When we don’t know where to “house” an item, or aren’t sure whether we need to keep a particular piece of paper or not, then we become paralyzed in our decision making and do nothing. So we let the papers and the stuff accumulate in piles around our house until they become the daily clutter of our lives.
But what if there were a way to overcome the uncertainty of our decisions? What if we were able to overcome our decision fatigue and our clutter as well?
3 Ways to Make Decisions
I’ve discovered 3 ways to help make the decision process a bit easier and want to share them with you:
1. Reduce or eliminate options. We live in a world that provides us with endless amounts of options for us to choose from. If you’ve ever eaten at The Cheesecake Factory you know what I mean. The menu is so overwhelming it takes 10 minutes just to read through it and make a selection! I’d much rather go to a restaurant that has smaller choice offerings.

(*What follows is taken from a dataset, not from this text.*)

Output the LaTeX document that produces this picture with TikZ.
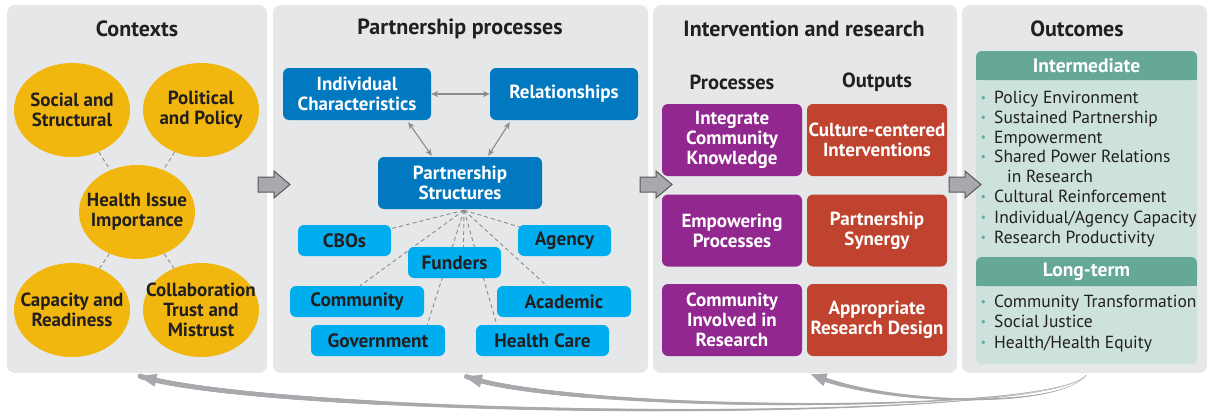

The same is true with our organizing.
Rather than focus on the myriad of options you can do with a particular piece of paper, give yourself a few options to choose from. You can either file it, trash/shred/recycle it, act on it, or give it to someone else to deal with. That’s it.
When we only have to chose from a few options then we are more likely to act and less likely to postpone decisions, and therefore reduce our tendency for clutter.
2. Set deadlines. If you are constantly postponing your decision-making by saying: “I’ll deal with that later”, then you know that later never seems to happen.
Rather than put off the inevitable, set a reasonable deadline for making a decision. Instead of saying to yourself, “I don’t know what to do so I’ll make a decision later,” tell yourself, “I will make a decision about this in (15 mins, 1 hour, or 1 day)” and then honor that time boundary.
Time limitations don’t have to be a hinderance. In fact, like most boundaries, they are actually freeing. Try to set deadlines with your decision-making and see what a difference it can make with your clutter.
3. Establish routines. If you have a set route you drive everyday to work, then you know that after awhile you’re driving on auto-pilot. You don’t have to think and make decisions about how you’re going to get to work because you drive the same way every day. You’ve established a driving routine.
Set routines can also help with your efforts to reduce your clutter.
For example, if you have a routine for checking the mail or a routine for where you place your items when you come home, then you don’t have to make decisions about how you’re going to deal with the mail or where you’re going to put your keys. Your brain and your body have been programmed to know what to do, so you act accordingly. You don’t have to think too much or make decisions. You just do it.
While some people find routines stifling, they can make the decision-making process simpler and less stressful. You don’t have to operate like a robot, but a few routines with your daily habits can have a big impact on your home and your life.
Don’t let decision fatigue keep you overwhelmed and in chaos! Implement these 3 strategies and see how it can improve your home, your life and your organizing efforts!
Do you suffer from decision fatigue?
Which of these 3 tips can you start implementing to overcome the delayed decisions and the clutter?